À Marseille, au 174 de la Corniche du Président-John-Fitzgerald-Kennedy, une maison avec une porte d’entrée rouge et un étrange petit bâtiment cubique se tiennent sur un piton rocheux, entourés d’un petit mur d’enceinte et d’une grille pas plus haute que la taille d’un homme, pendant que six ou sept mètres plus bas, la mer lèche les rochers blancs de calcaire : le marégraphe de Marseille servait à l’origine, à la fin du XIXème siècle, à fixer les altitudes françaises continentales mais mesure depuis quelques années les effets du changement climatique comme l’élévation du niveau moyen des mers, il était l’instrument de mesure de l’inaliénable, de l’inaltérable, de la valeur étalon, il est devenu celui de l’impact de l’activité humaine sur notre planète, de sa transformation, certains disent de la folie des hommes, d’autres du progrès perpétuel.

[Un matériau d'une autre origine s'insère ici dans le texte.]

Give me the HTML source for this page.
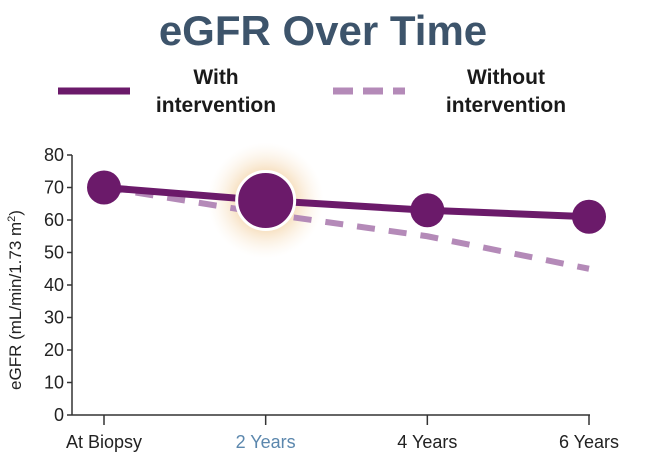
<!DOCTYPE html>
<html><head><meta charset="utf-8"><style>
body{margin:0;width:646px;height:464px;background:#fff;overflow:hidden;font-family:"Liberation Sans",sans-serif}
</style></head><body>
<svg width="646" height="464">
<defs><radialGradient id="glow"><stop offset="0.45" stop-color="#f3d2a4" stop-opacity="0.8"/><stop offset="1" stop-color="#fbeedd" stop-opacity="0"/></radialGradient></defs>
<text x="323" y="45" text-anchor="middle" font-size="42" font-weight="bold" fill="#3d546b">eGFR Over Time</text>
<g>
<line x1="58" y1="91" x2="130" y2="91" stroke="#6b1a6a" stroke-width="7"/>
<text x="216" y="84" text-anchor="middle" font-size="21" font-weight="bold" fill="#1a1a1a"><tspan x="216">With</tspan><tspan x="216" dy="28">intervention</tspan></text>
<line x1="333" y1="91" x2="405" y2="91" stroke="#b48ab8" stroke-width="7" stroke-dasharray="20 10"/>
<text x="506" y="84" text-anchor="middle" font-size="21" font-weight="bold" fill="#1a1a1a"><tspan x="506">Without</tspan><tspan x="506" dy="28">intervention</tspan></text>
</g>
<g id="plot"></g>
</svg>
<script>
const categories=["At Biopsy","2 Years","4 Years","6 Years"];
const withValues=[70,66,63,61];
const withoutValues=[70,62,55,45];
const yTicks=[0,10,20,30,40,50,60,70,80];
const highlightIndex=1;
const NS="http://www.w3.org/2000/svg";
const g=document.getElementById("plot");
const X0=104,X1=589,Y0=415,Y80=155,AX=72;
function xs(i){return X0+(X1-X0)*i/(categories.length-1);}
function ys(v){return Y0+(Y80-Y0)*v/80;}
function mk(t,a){const e=document.createElementNS(NS,t);for(const k in a)e.setAttribute(k,a[k]);g.appendChild(e);return e;}
let e;
e=mk("line",{x1:AX,y1:ys(80),x2:AX,y2:Y0,stroke:"#333","stroke-width":1.5});


e=mk("line",{x1:AX,y1:Y0,x2:X1+1,y2:Y0,stroke:"#333","stroke-width":1.5});


yTicks.forEach(v=>{
 e=mk("line",{x1:AX-5,y1:ys(v),x2:AX,y2:ys(v),stroke:"#333","stroke-width":1.5});
 
 
 e=mk("text",{x:AX-8,y:ys(v)+6,"text-anchor":"end","font-size":18,fill:"#222"});e.textContent=v;
 
 
});
categories.forEach((c,i)=>{
 e=mk("line",{x1:xs(i),y1:Y0,x2:xs(i),y2:Y0+10,stroke:"#333","stroke-width":1.5});
 
 
 e=mk("text",{x:xs(i),y:448,"text-anchor":"middle","font-size":18,fill:i==highlightIndex?"#5b87ad":"#222"});e.textContent=c;
 
 
});
e=mk("text",{transform:"translate(21,300) rotate(-90)","text-anchor":"middle","font-size":17,fill:"#222"});
e.innerHTML='eGFR (mL/min/1.73 m<tspan dy="-6" font-size="11">2</tspan><tspan dy="6">)</tspan>';


e=mk("circle",{cx:xs(highlightIndex),cy:ys(withValues[highlightIndex]),r:58,fill:"url(#glow)"});


e=mk("polyline",{points:withoutValues.map((v,i)=>xs(i)+","+ys(v)).join(" "),fill:"none",stroke:"#b48ab8","stroke-width":6,"stroke-dasharray":"18 14"});


e=mk("polyline",{points:withValues.map((v,i)=>xs(i)+","+ys(v)).join(" "),fill:"none",stroke:"#6b1a6a","stroke-width":7});


withValues.forEach((v,i)=>{
 const hl=i==highlightIndex;
 e=mk("circle",{cx:xs(i),cy:ys(v),r:hl?29:17,fill:"#6b1a6a",stroke:hl?"#fff":"none","stroke-width":hl?3:0});
 
 
});
</script>
</body></html>
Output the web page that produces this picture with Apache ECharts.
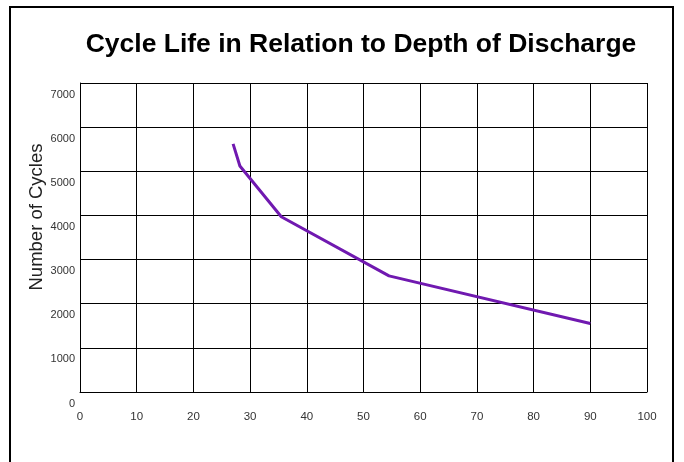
<!DOCTYPE html>
<html>
<head>
<meta charset="utf-8">
<script src="https://cdn.jsdelivr.net/npm/echarts@6/dist/echarts.min.js"></script>
<style>
  html, body { margin: 0; padding: 0; background: #fff; }
  #chart { width: 684px; height: 462px; }
</style>
</head>
<body>
<div id="chart"></div>
<script>
// depth of discharge (%) vs number of cycles
const depth = [27, 28.2, 35.5, 54.5, 90]
const cycles = [5620, 5120, 3970, 2630, 1550]
const xTicks = [0, 10, 20, 30, 40, 50, 60, 70, 80, 90, 100]
const yTicks = [0, 1000, 2000, 3000, 4000, 5000, 6000, 7000]

const chart = echarts.init(document.getElementById('chart'))
const font = 'Liberation Sans, Arial, sans-serif'

const option = {
  animation: false,
  title: {
    text: 'Cycle Life in Relation to Depth of Discharge',
    left: 356,
    top: 26,
    textAlign: 'center',
    textStyle: { fontFamily: font, fontSize: 26.5, fontWeight: 'bold', color: '#000' }
  },
  grid: { left: 80, right: 37, top: 83, bottom: 70 },
  xAxis: {
    type: 'value',
    min: xTicks[0],
    max: xTicks[xTicks.length - 1],
    interval: 10,
    axisLine: { show: true, lineStyle: { color: '#000', width: 1 } },
    axisTick: { show: false },
    splitLine: { show: true, lineStyle: { color: '#000', width: 1 } },
    axisLabel: { margin: 19, fontFamily: font, fontSize: 11.5, color: '#333', formatter: (v) => String(v) }
  },
  yAxis: {
    type: 'value',
    min: yTicks[0],
    max: yTicks[yTicks.length - 1],
    interval: 1000,
    axisLine: { show: true, lineStyle: { color: '#000', width: 1 } },
    axisTick: { show: false },
    splitLine: { show: true, lineStyle: { color: '#000', width: 1 } },
    axisLabel: {
      margin: 5,
      fontFamily: font,
      fontSize: 11,
      color: '#333',
      verticalAlign: 'top',
      padding: [6, 0, 0, 0],
      formatter: (v) => String(v)
    }
  },
  graphic: [
    {
      type: 'rect',
      shape: { x: 10, y: 7, width: 663, height: 470 },
      style: { fill: 'none', stroke: '#000', lineWidth: 2 },
      silent: true
    },
    {
      type: 'text',
      x: 37,
      y: 217,
      rotation: Math.PI / 2,
      style: {
        text: 'Number of Cycles',
        fontFamily: font,
        fontSize: 18.5,
        fill: '#222',
        align: 'center',
        verticalAlign: 'middle'
      }
    }
  ],
  series: [
    {
      type: 'line',
      data: depth.map((d, i) => [d, cycles[i]]),
      symbol: 'none',
      lineStyle: { color: '#7019b0', width: 3 },
      emphasis: { disabled: true }
    }
  ]
}
chart.setOption(option)
</script>
</body>
</html>
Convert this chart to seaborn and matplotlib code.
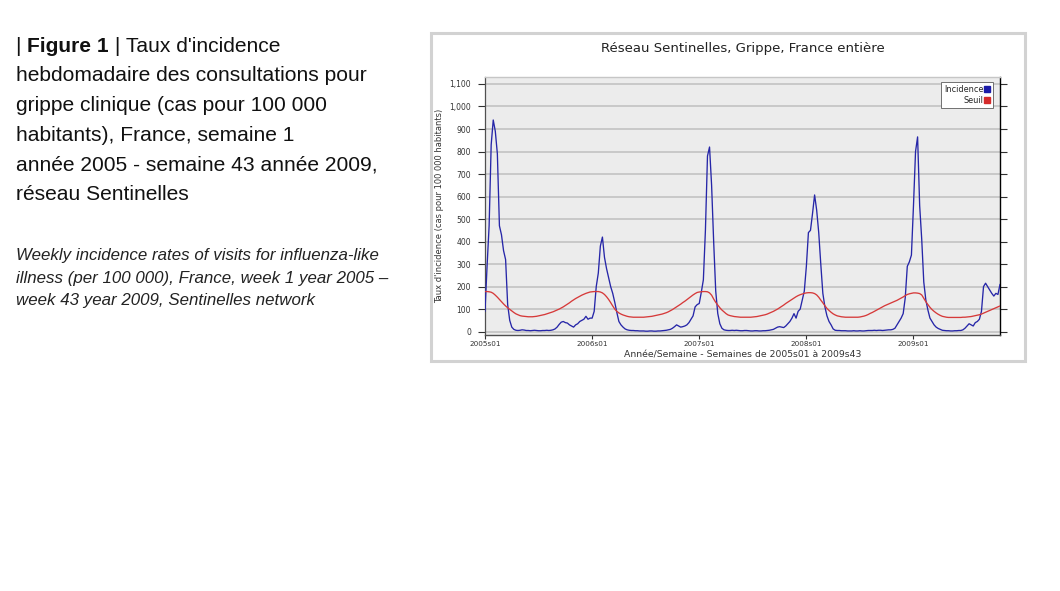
import numpy as np
import pandas as pd
import matplotlib
matplotlib.use("Agg")
import matplotlib.pyplot as plt
from matplotlib.patches import Rectangle
from matplotlib.lines import Line2D
from matplotlib.ticker import FuncFormatter
import seaborn as sns

# ---------------- data (weekly values) ----------------
inc_2005 = [90, 290, 470, 830, 940, 890, 790, 470, 430, 360,
            320, 120, 50, 20, 10, 6, 5, 6, 8, 7,
            5, 5, 4, 5, 6, 5, 4, 4, 5, 5,
            6, 5, 6, 8, 12, 20, 32, 42, 45, 40,
            38, 30, 25, 20, 30, 35, 45, 50, 55, 68,
            55, 60]
inc_2006 = [60, 90, 200, 260, 380, 420, 330, 280, 240, 200,
            170, 130, 85, 45, 30, 20, 12, 8, 6, 5,
            5, 4, 4, 3, 3, 3, 2, 2, 3, 3,
            2, 2, 3, 3, 4, 5, 6, 8, 10, 15,
            22, 30, 25, 20, 22, 25, 30, 40, 55, 70,
            110, 120]
inc_2007 = [125, 175, 230, 450, 780, 820, 650, 400, 180, 80,
            35, 15, 8, 6, 5, 5, 6, 5, 6, 5,
            4, 4, 5, 5, 4, 3, 3, 4, 4, 3,
            3, 4, 4, 5, 6, 8, 10, 15, 20, 22,
            20, 18, 25, 35, 45, 60, 80, 60, 90, 100,
            140, 180]
inc_2008 = [290, 440, 450, 525, 607, 540, 440, 300, 170, 110,
            70, 45, 30, 12, 6, 5, 5, 4, 4, 4,
            3, 3, 3, 4, 3, 3, 4, 3, 3, 4,
            5, 5, 5, 6, 5, 6, 6, 5, 6, 7,
            8, 8, 10, 15, 30, 45, 60, 80, 150, 290,
            310, 340]
inc_2009 = [560, 800, 865, 560, 410, 220, 140, 96, 60, 45,
            30, 20, 14, 10, 6, 5, 4, 4, 3, 3,
            4, 4, 5, 5, 8, 15, 25, 35, 30, 25,
            40, 45, 55, 90, 200, 215, 200, 185, 170, 158,
            170, 165, 210]

seuil_2005 = [178, 178, 177, 175, 170, 162, 153, 143, 133, 123,
              114, 106, 99, 92, 85, 79, 75, 71, 69, 68,
              67, 66, 66, 66, 67, 68, 70, 72, 74, 76,
              79, 82, 85, 88, 92, 96, 100, 105, 110, 116,
              122, 128, 135, 141, 147, 152, 157, 162, 166, 170,
              173, 176]
seuil_2006 = [177, 178, 178, 178, 176, 172, 165, 155, 143, 129,
              114, 100, 90, 83, 78, 74, 71, 68, 66, 65,
              64, 64, 64, 64, 64, 64, 65, 66, 67, 68,
              70, 72, 74, 76, 78, 81, 84, 88, 93, 98,
              104, 110, 116, 122, 129, 135, 142, 149, 156, 163,
              169, 174]
seuil_2007 = [176, 177, 178, 178, 177, 172, 162, 145, 130, 118,
              106, 96, 88, 80, 74, 71, 69, 67, 66, 65,
              64, 64, 64, 64, 64, 64, 65, 66, 67, 69,
              71, 73, 75, 78, 82, 86, 90, 95, 100, 106,
              112, 118, 125, 131, 137, 143, 149, 155, 160, 164,
              167, 170]
seuil_2008 = [172, 173, 173, 172, 169, 163, 153, 140, 128, 115,
              103, 94, 86, 79, 74, 70, 68, 66, 65, 64,
              64, 64, 64, 64, 64, 64, 65, 67, 69, 72,
              76, 81, 85, 90, 95, 100, 105, 110, 115, 119,
              123, 127, 131, 135, 139, 144, 149, 154, 160, 165,
              168, 170]
seuil_2009 = [172, 172, 171, 169, 163, 148, 133, 120, 108, 98,
              90, 83, 77, 72, 68, 66, 64, 63, 63, 63,
              63, 63, 63, 63, 64, 64, 65, 66, 67, 69,
              71, 73, 75, 78, 82, 86, 90, 94, 98, 102,
              106, 110, 114]

incidence = inc_2005 + inc_2006 + inc_2007 + inc_2008 + inc_2009
seuil = seuil_2005 + seuil_2006 + seuil_2007 + seuil_2008 + seuil_2009
weeks = list(range(len(incidence)))

tick_weeks = [0, 52, 104, 156, 208]
tick_labels = ["2005s01", "2006s01", "2007s01", "2008s01", "2009s01"]
y_ticks = [0, 100, 200, 300, 400, 500, 600, 700, 800, 900, 1000, 1100]

df = pd.DataFrame({
    "week": weeks * 2,
    "value": incidence + seuil,
    "serie": ["Incidence"] * len(incidence) + ["Seuil"] * len(seuil),
})

# ---------------- figure ----------------
sns.set_style("white")
plt.rcParams["font.family"] = ["DejaVu Sans"]

W, H = 1060, 591
fig = plt.figure(figsize=(W / 100, H / 100), dpi=100)
fig.patch.set_facecolor("white")


def fx(px):
    return px / W


def fy(py):
    return 1 - py / H


# frame around the chart (background axes)
bg = fig.add_axes([0, 0, 1, 1], zorder=0)
bg.set_xlim(0, W)
bg.set_ylim(H, 0)
bg.axis("off")
bg.add_patch(Rectangle((431, 33), 594, 328, facecolor="white",
                       edgecolor="#d2d2d2", lw=2.2))

ax = fig.add_axes([fx(485), fy(335), fx(1000) - fx(485), fy(77) - fy(335)], zorder=2)
ax.set_facecolor("#ececec")

palette = {"Incidence": "#2626a8", "Seuil": "#d63a3a"}
sns.lineplot(data=df, x="week", y="value", hue="serie", palette=palette,
             linewidth=0.95, legend=False, ax=ax, zorder=3)

ax.set_xlim(0, 250)
ax.set_ylim(-15, 1131)
ax.set_yticks(y_ticks)
ax.yaxis.set_major_formatter(FuncFormatter(lambda v, p: f"{int(v):,}"))
ax.set_xticks(tick_weeks)
ax.set_xticklabels(tick_labels)

ax.grid(axis="y", color="#c6c6c6", lw=1.3, zorder=1)
ax.grid(axis="x", visible=False)
ax.set_axisbelow(True)

ax.tick_params(axis="y", which="both", left=True, right=True, direction="out",
               length=5, width=0.8, color="#303030", labelsize=5.5,
               labelcolor="#333333", pad=5)
ax.tick_params(axis="x", bottom=True, direction="out", length=3, width=0.8,
               color="#303030", labelsize=5.2, labelcolor="#333333", pad=1.0)

for side, col, lw in [("left", "#505050", 0.9), ("bottom", "#505050", 1.0),
                      ("right", "#000000", 1.0), ("top", "#c6c6c6", 1.0)]:
    ax.spines[side].set_visible(True)
    ax.spines[side].set_color(col)
    ax.spines[side].set_linewidth(lw)

ax.set_xlabel("Année/Semaine - Semaines de 2005s01 à 2009s43", fontsize=6.7,
              color="#333333", labelpad=2.5)
ax.set_ylabel("Taux d'incidence (cas pour 100 000 habitants)", fontsize=6.0,
              color="#333333", labelpad=4)
ax.set_title("Réseau Sentinelles, Grippe, France entière", fontsize=9.5,
             color="#222222", pad=18)

handles = [Line2D([], [], ls="none", marker="s", markersize=4.6,
                  markerfacecolor="#1c1ca8", markeredgecolor="#1c1ca8"),
           Line2D([], [], ls="none", marker="s", markersize=4.6,
                  markerfacecolor="#d42a2a", markeredgecolor="#d42a2a")]
leg = ax.legend(handles, ["Incidence", "Seuil"], loc="upper right",
                bbox_to_anchor=(1 - 7 / 515, 1 - 5 / 258), borderaxespad=0,
                fontsize=5.9, markerfirst=False, frameon=True, fancybox=False,
                handlelength=0.6, handletextpad=0.2, borderpad=0.4,
                labelspacing=0.2, framealpha=1)
leg.get_frame().set_edgecolor("#707070")
leg.get_frame().set_linewidth(0.7)
leg.set_zorder(5)

# ---------------- caption text on the left ----------------
cap_font = ["Liberation Sans", "DejaVu Sans"]
cap_size = 15.1
fig.canvas.draw()
renderer = fig.canvas.get_renderer()

x0 = fx(16)
y1 = fy(51.7)
pieces = [("| ", "normal"), ("Figure 1", "bold"), (" | Taux d'incidence", "normal")]
xcur = x0
for txt, wt in pieces:
    t = fig.text(xcur, y1, txt, fontsize=cap_size, fontweight=wt,
                 family=cap_font, color="#111111", va="baseline", ha="left")
    bb = t.get_window_extent(renderer=renderer)
    xcur = xcur + bb.width / W

caption_lines = ["hebdomadaire des consultations pour",
                 "grippe clinique (cas pour 100 000",
                 "habitants), France, semaine 1",
                 "année 2005 - semaine 43 année 2009,",
                 "réseau Sentinelles"]
base_y = [81.5, 111.2, 141.0, 170.7, 200.4]
for line, by in zip(caption_lines, base_y):
    fig.text(x0, fy(by), line, fontsize=cap_size, family=cap_font,
             color="#111111", va="baseline", ha="left")

en_lines = ["Weekly incidence rates of visits for influenza-like",
            "illness (per 100 000), France, week 1 year 2005 \u2013",
            "week 43 year 2009, Sentinelles network"]
en_y = [260.0, 282.5, 305.0]
for line, by in zip(en_lines, en_y):
    fig.text(x0, fy(by), line, fontsize=12.2, family=cap_font, style="italic",
             color="#222222", va="baseline", ha="left")

fig.savefig("out.png", dpi=100, facecolor="white")
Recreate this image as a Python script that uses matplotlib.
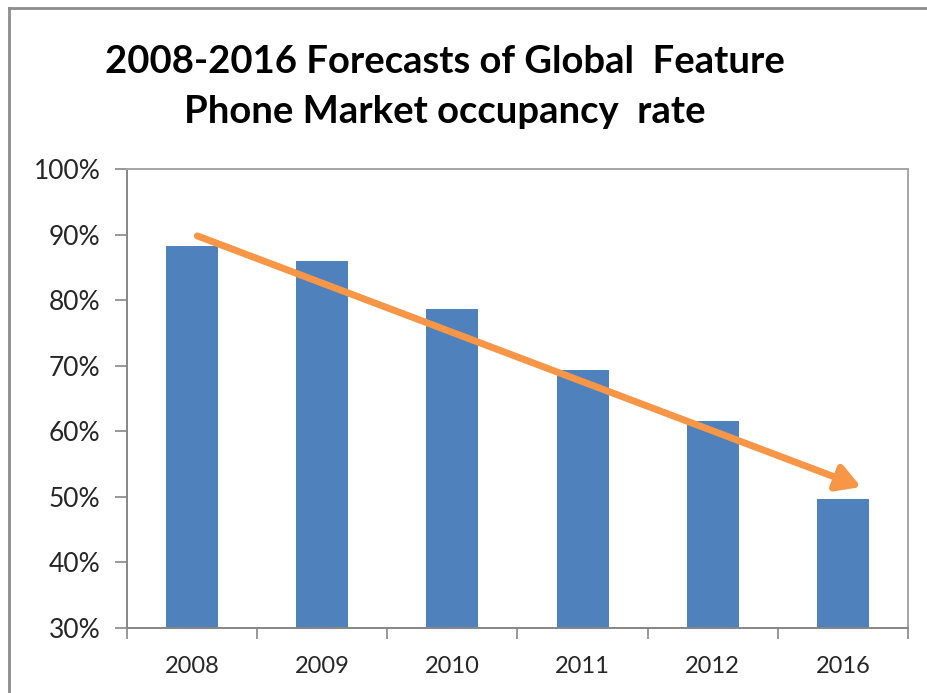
import matplotlib.pyplot as plt
import numpy as np
from matplotlib.lines import Line2D

# dati
years = ['2008', '2009', '2010', '2011', '2012', '2016']
share = [88.2, 86.0, 78.7, 69.3, 61.6, 49.7]
yticks = [30, 40, 50, 60, 70, 80, 90, 100]
arrow_from = (0.04, 89.8)
arrow_to = (5.14, 51.5)

plt.rcParams['font.family'] = ['Lato', 'DejaVu Sans']

fig = plt.figure(figsize=(9.28, 6.93), dpi=100)
ax = fig.add_axes([127 / 928, 1 - 628 / 693, (908 - 127) / 928, (628 - 169) / 693])

x = np.arange(len(years))
ax.bar(x, share, width=0.4, color='#4F81BD', zorder=2)

# freccia di tendenza
ax.annotate('', xy=arrow_to, xytext=arrow_from,
            arrowprops=dict(arrowstyle='-|>,head_length=0.7,head_width=0.4',
                            color='#F79646', lw=5, mutation_scale=20,
                            shrinkA=0, shrinkB=0),
            zorder=3)

ax.set_xlim(-0.5, len(years) - 0.5)
ax.set_ylim(30, 100)

# tacche sui confini delle categorie, etichette al centro
ax.set_xticks(np.arange(-0.5, len(years), 1.0))
ax.set_xticklabels([])
ax.set_xticks(x, minor=True)
ax.set_xticklabels(years, minor=True)
ax.tick_params(axis='x', which='major', length=8, width=1.2, color='#868686', direction='out')
ax.tick_params(axis='x', which='minor', length=0, pad=20, labelsize=17, labelcolor='#262626')

ax.set_yticks(yticks)
ax.set_yticklabels([f'{v}%' for v in yticks])
ax.tick_params(axis='y', length=9, width=1.2, color='#868686', direction='out', pad=10,
               labelsize=19, labelcolor='#262626')

for s in ax.spines.values():
    s.set_color('#868686')
    s.set_linewidth(1.4)
ax.spines['top'].set_color('#A6A6A6')
ax.spines['right'].set_color('#A6A6A6')

# titolo su due righe
fig.text(445 / 928, 1 - 62 / 693, '2008-2016 Forecasts of Global  Feature',
         ha='center', va='center', fontsize=27.5, fontweight='bold', color='black')
fig.text(445 / 928, 1 - 112 / 693, 'Phone Market occupancy  rate',
         ha='center', va='center', fontsize=27.5, fontweight='bold', color='black')

# bordo esterno del grafico
fig.add_artist(Line2D([9.5 / 928, 9.5 / 928], [0, 1 - 8 / 693], color='#8C8C8C', lw=2))
fig.add_artist(Line2D([9 / 928, 1], [1 - 8 / 693, 1 - 8 / 693], color='#8C8C8C', lw=2))

fig.savefig('out.png', dpi=100)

Un carré d’environ un hectare riche d’arbres de toutes tailles et de toutes essences, probablement tout ce que la planète compte de plantes ligneuses, à de rares exceptions près, au milieu d’une forêt primaire au plus loin de toute activité humaine : lorsque le premier quartier de lune joue de son sourire et que Vénus se pare de vert et de cuivre, les esprits des arbres, ceux-là que Noé le marin a délaissés lorsqu’il a rejoint son arche, tiennent conciles sous terre dans le grand enchevêtrement des racines et de la terre nourricière, pour décider de l’avenir des hommes, des rêveurs et des poètes, mais nul ne sait ce qu’ils se disent puisque personne ne les a jamais vus, entendus, sentis, imaginés, même vous qui êtes en train de lire ces quelques lignes sur l’écran de votre ordinateur ou de votre téléphone portable et vous vous dîtes que vous ne connaissiez pas cette histoire ou alors, que vous ne vous en rappelez plus.
Ah, étrange sensation d’avoir été emmenée depuis un élément physique réel dans un autre monde, avoir franchi quelque chose… Admirative.
Merci Anne. Après, on peut se demander quel est le monde réel…
Oui, tu nous emmènes ailleurs, à bien des égards !
Merci Laure pour ce beau compliment.